* [Exercise brief] Extract the opening line of the entries and every line after it, stopping at and including the line that contains "Chart.register(...registerables);". Do not include pictures.

======== Supplied material ========

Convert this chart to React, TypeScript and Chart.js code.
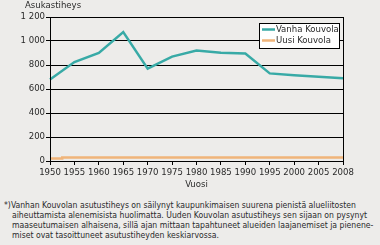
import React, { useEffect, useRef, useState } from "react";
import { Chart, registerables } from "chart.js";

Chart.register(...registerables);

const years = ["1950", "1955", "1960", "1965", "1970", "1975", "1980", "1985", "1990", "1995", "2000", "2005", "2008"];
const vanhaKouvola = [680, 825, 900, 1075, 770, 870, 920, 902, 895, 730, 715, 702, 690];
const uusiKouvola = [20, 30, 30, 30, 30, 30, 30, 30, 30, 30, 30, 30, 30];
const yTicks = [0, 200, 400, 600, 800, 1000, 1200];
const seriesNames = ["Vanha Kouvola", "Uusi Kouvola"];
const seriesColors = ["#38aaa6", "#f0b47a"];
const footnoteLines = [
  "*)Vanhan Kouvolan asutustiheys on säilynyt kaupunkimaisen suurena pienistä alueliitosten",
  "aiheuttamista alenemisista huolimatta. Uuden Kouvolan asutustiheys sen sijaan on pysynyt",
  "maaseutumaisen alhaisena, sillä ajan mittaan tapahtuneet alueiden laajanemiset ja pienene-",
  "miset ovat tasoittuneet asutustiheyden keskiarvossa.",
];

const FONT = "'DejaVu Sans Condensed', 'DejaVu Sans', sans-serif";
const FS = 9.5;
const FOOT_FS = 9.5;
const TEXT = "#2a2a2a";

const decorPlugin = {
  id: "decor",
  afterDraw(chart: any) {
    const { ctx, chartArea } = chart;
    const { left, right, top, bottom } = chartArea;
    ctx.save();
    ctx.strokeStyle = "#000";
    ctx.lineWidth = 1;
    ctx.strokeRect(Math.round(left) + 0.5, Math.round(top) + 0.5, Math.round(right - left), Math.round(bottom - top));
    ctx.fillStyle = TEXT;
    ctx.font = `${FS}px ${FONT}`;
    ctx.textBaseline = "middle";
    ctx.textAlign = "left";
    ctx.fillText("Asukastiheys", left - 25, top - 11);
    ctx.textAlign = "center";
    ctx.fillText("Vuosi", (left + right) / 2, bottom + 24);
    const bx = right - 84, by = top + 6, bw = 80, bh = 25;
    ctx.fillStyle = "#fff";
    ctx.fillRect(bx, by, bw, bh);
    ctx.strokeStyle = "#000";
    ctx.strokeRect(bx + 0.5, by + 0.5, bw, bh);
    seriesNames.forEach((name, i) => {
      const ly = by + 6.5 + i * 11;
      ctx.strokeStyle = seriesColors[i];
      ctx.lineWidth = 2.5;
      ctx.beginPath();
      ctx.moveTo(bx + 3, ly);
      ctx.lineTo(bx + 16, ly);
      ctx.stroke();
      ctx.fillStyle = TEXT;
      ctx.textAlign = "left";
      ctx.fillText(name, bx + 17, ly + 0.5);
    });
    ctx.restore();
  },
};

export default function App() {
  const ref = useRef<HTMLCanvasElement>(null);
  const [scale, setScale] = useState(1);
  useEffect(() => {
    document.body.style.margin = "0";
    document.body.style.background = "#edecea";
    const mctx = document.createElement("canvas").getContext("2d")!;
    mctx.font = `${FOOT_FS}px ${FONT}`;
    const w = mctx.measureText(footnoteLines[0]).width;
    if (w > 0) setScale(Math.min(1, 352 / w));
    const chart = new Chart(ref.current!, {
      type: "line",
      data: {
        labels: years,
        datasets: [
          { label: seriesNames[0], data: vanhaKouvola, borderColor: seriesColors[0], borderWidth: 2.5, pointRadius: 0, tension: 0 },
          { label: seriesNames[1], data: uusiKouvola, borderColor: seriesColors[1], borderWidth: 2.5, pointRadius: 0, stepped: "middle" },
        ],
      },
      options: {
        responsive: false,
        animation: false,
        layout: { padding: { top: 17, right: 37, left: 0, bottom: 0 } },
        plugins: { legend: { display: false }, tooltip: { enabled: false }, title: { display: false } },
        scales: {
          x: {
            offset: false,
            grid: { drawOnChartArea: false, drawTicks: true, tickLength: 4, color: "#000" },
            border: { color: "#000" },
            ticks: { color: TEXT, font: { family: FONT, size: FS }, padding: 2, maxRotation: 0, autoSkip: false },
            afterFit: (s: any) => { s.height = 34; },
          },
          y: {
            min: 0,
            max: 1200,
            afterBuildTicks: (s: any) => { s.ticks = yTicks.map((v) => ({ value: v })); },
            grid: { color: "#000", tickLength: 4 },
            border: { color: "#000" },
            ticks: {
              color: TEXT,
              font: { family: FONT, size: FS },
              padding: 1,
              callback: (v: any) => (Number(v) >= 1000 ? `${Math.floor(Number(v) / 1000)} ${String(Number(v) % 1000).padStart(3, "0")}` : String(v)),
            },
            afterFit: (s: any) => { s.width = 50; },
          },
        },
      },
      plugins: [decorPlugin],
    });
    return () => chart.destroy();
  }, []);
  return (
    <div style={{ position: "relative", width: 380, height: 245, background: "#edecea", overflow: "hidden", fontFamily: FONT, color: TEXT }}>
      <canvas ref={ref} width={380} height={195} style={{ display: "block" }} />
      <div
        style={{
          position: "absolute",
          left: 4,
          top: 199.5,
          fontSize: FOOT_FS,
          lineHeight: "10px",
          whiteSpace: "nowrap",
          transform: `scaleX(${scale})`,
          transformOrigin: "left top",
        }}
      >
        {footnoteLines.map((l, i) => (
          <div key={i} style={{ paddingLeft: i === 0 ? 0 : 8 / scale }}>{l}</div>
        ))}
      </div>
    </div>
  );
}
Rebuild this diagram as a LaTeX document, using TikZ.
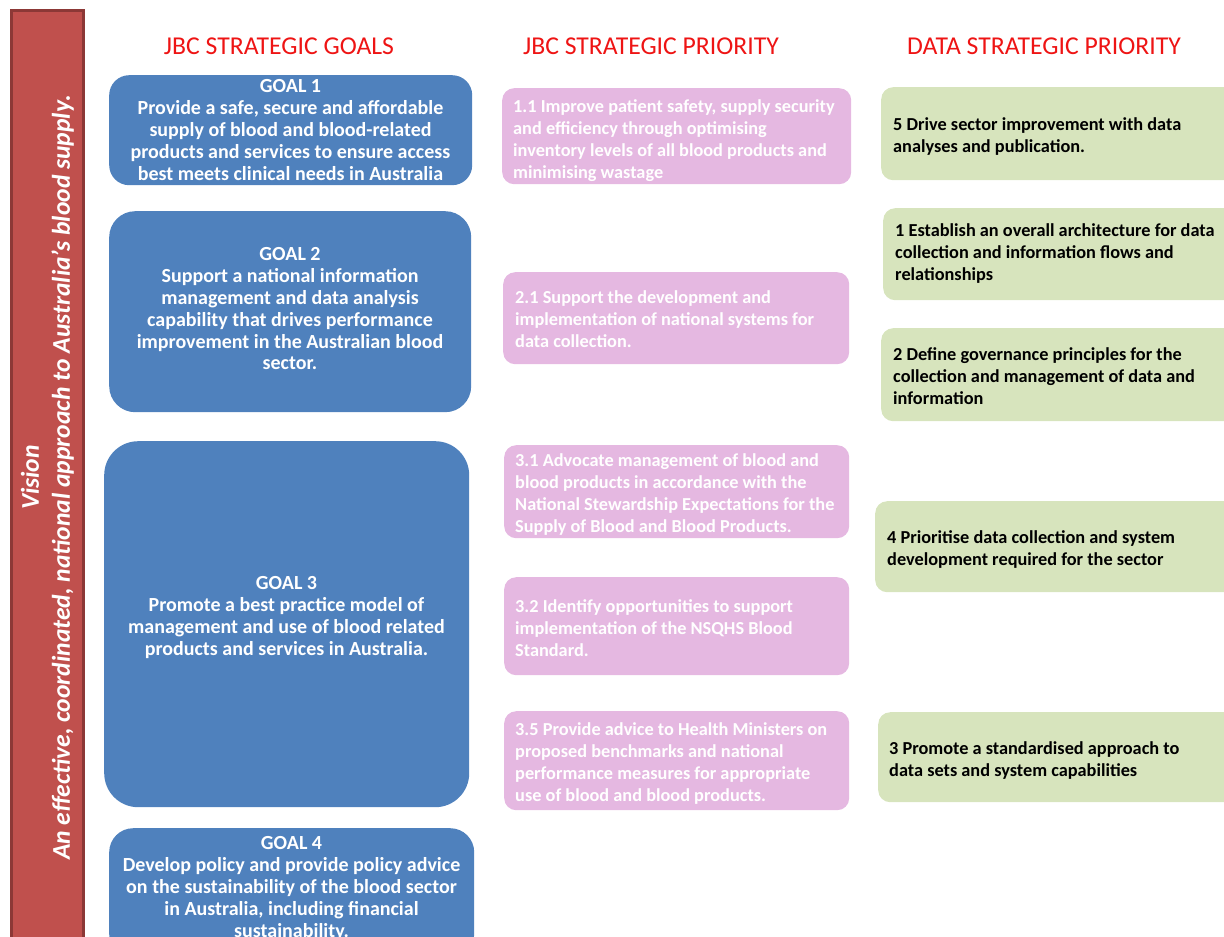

========

* [Finished answer]
Convert this chart to React, TypeScript and Chart.js code.
import React, { useEffect, useRef, useState } from "react";
import { Chart, registerables } from "chart.js";

Chart.register(...registerables);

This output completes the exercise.